··· Data block
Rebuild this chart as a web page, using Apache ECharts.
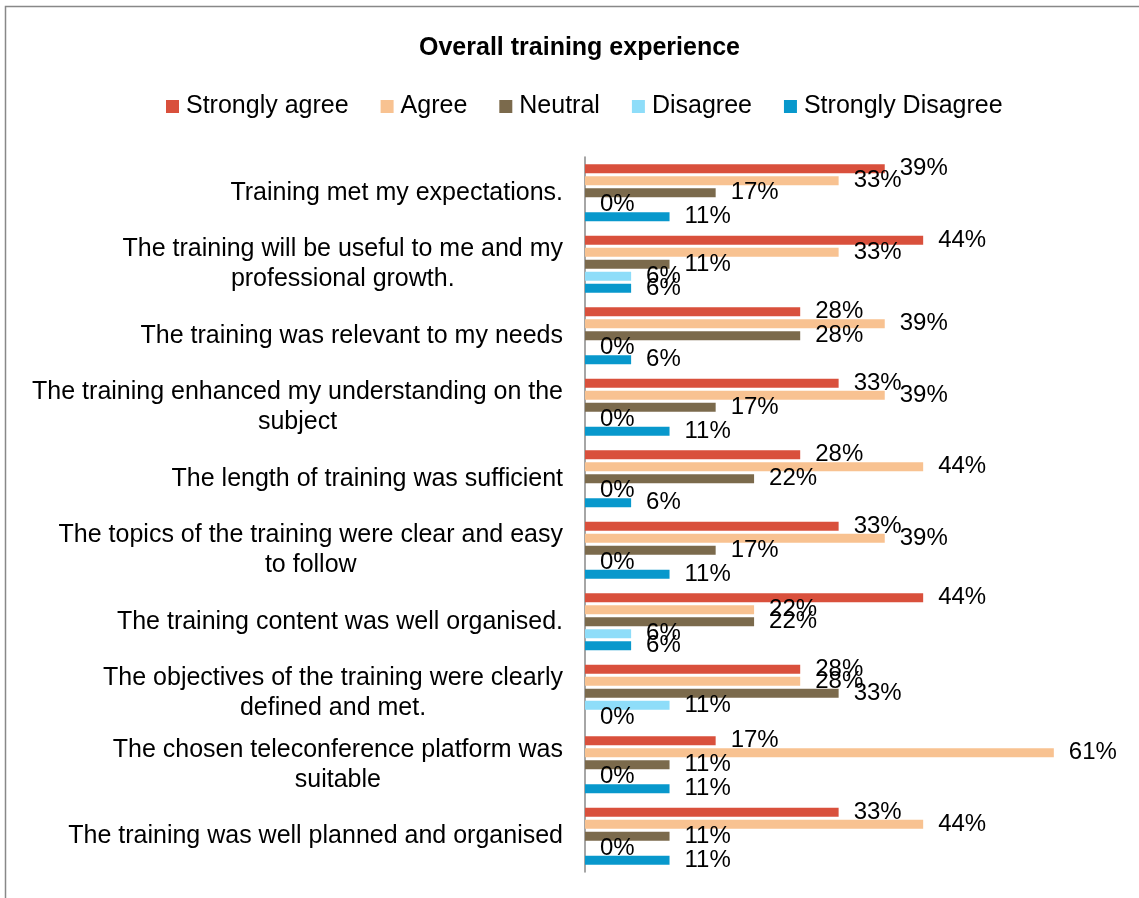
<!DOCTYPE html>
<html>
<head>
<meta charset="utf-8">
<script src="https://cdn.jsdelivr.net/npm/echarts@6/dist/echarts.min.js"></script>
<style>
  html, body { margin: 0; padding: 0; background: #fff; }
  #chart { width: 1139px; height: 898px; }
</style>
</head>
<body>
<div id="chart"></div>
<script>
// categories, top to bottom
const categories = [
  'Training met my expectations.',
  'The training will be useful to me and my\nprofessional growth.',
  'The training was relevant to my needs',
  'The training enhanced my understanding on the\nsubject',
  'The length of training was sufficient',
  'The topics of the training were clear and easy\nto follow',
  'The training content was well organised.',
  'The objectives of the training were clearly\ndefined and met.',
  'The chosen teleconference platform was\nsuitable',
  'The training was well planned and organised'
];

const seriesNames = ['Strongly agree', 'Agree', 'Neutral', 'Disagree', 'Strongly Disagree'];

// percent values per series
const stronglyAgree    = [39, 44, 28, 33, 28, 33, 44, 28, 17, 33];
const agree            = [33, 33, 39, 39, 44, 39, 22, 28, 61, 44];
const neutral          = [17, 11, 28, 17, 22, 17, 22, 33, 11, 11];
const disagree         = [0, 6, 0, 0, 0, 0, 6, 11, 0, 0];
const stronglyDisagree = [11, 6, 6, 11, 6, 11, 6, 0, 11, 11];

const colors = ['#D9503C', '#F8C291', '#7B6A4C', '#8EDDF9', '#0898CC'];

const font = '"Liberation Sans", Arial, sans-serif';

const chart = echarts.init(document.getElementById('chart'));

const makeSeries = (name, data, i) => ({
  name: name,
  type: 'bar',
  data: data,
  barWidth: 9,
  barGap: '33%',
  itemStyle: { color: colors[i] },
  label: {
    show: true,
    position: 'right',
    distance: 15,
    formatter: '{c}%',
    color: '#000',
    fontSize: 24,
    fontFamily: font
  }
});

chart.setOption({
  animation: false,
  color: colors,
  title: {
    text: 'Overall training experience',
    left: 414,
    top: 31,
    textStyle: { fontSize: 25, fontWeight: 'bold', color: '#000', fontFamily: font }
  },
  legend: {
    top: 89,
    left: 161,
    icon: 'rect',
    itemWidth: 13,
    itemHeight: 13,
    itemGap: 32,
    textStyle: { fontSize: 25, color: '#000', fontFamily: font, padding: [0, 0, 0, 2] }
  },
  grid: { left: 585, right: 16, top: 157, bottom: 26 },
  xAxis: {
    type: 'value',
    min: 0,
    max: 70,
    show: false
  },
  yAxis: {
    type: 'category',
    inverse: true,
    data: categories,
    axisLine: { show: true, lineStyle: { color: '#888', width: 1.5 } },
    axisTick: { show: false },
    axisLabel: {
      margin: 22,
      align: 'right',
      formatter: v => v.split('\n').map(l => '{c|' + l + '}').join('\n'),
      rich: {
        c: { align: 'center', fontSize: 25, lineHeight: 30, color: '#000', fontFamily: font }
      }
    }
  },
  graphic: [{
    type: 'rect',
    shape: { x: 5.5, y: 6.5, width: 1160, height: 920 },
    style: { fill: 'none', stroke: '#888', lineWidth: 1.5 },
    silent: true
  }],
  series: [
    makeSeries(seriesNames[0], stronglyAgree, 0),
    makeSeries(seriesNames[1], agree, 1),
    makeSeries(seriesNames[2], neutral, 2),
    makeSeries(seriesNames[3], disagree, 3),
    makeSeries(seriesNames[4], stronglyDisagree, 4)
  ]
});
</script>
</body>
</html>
······
* [What this task involves]
Set down the material above as is, without any pictures.

* [Answer below]
Rebuild this chart as a web page, using Apache ECharts.
<!DOCTYPE html>
<html>
<head>
<meta charset="utf-8">
<script src="https://cdn.jsdelivr.net/npm/echarts@6/dist/echarts.min.js"></script>
<style>
  html, body { margin: 0; padding: 0; background: #fff; }
  #chart { width: 1139px; height: 898px; }
</style>
</head>
<body>
<div id="chart"></div>
<script>
// categories, top to bottom
const categories = [
  'Training met my expectations.',
  'The training will be useful to me and my\nprofessional growth.',
  'The training was relevant to my needs',
  'The training enhanced my understanding on the\nsubject',
  'The length of training was sufficient',
  'The topics of the training were clear and easy\nto follow',
  'The training content was well organised.',
  'The objectives of the training were clearly\ndefined and met.',
  'The chosen teleconference platform was\nsuitable',
  'The training was well planned and organised'
];

const seriesNames = ['Strongly agree', 'Agree', 'Neutral', 'Disagree', 'Strongly Disagree'];

// percent values per series
const stronglyAgree    = [39, 44, 28, 33, 28, 33, 44, 28, 17, 33];
const agree            = [33, 33, 39, 39, 44, 39, 22, 28, 61, 44];
const neutral          = [17, 11, 28, 17, 22, 17, 22, 33, 11, 11];
const disagree         = [0, 6, 0, 0, 0, 0, 6, 11, 0, 0];
const stronglyDisagree = [11, 6, 6, 11, 6, 11, 6, 0, 11, 11];

const colors = ['#D9503C', '#F8C291', '#7B6A4C', '#8EDDF9', '#0898CC'];

const font = '"Liberation Sans", Arial, sans-serif';

const chart = echarts.init(document.getElementById('chart'));

const makeSeries = (name, data, i) => ({
  name: name,
  type: 'bar',
  data: data,
  barWidth: 9,
  barGap: '33%',
  itemStyle: { color: colors[i] },
  label: {
    show: true,
    position: 'right',
    distance: 15,
    formatter: '{c}%',
    color: '#000',
    fontSize: 24,
    fontFamily: font
  }
});

chart.setOption({
  animation: false,
  color: colors,
  title: {
    text: 'Overall training experience',
    left: 414,
    top: 31,
    textStyle: { fontSize: 25, fontWeight: 'bold', color: '#000', fontFamily: font }
  },
  legend: {
    top: 89,
    left: 161,
    icon: 'rect',
    itemWidth: 13,
    itemHeight: 13,
    itemGap: 32,
    textStyle: { fontSize: 25, color: '#000', fontFamily: font, padding: [0, 0, 0, 2] }
  },
  grid: { left: 585, right: 16, top: 157, bottom: 26 },
  xAxis: {
    type: 'value',
    min: 0,
    max: 70,
    show: false
  },
  yAxis: {
    type: 'category',
    inverse: true,
    data: categories,
    axisLine: { show: true, lineStyle: { color: '#888', width: 1.5 } },
    axisTick: { show: false },
    axisLabel: {
      margin: 22,
      align: 'right',
      formatter: v => v.split('\n').map(l => '{c|' + l + '}').join('\n'),
      rich: {
        c: { align: 'center', fontSize: 25, lineHeight: 30, color: '#000', fontFamily: font }
      }
    }
  },
  graphic: [{
    type: 'rect',
    shape: { x: 5.5, y: 6.5, width: 1160, height: 920 },
    style: { fill: 'none', stroke: '#888', lineWidth: 1.5 },
    silent: true
  }],
  series: [
    makeSeries(seriesNames[0], stronglyAgree, 0),
    makeSeries(seriesNames[1], agree, 1),
    makeSeries(seriesNames[2], neutral, 2),
    makeSeries(seriesNames[3], disagree, 3),
    makeSeries(seriesNames[4], stronglyDisagree, 4)
  ]
});
</script>
</body>
</html>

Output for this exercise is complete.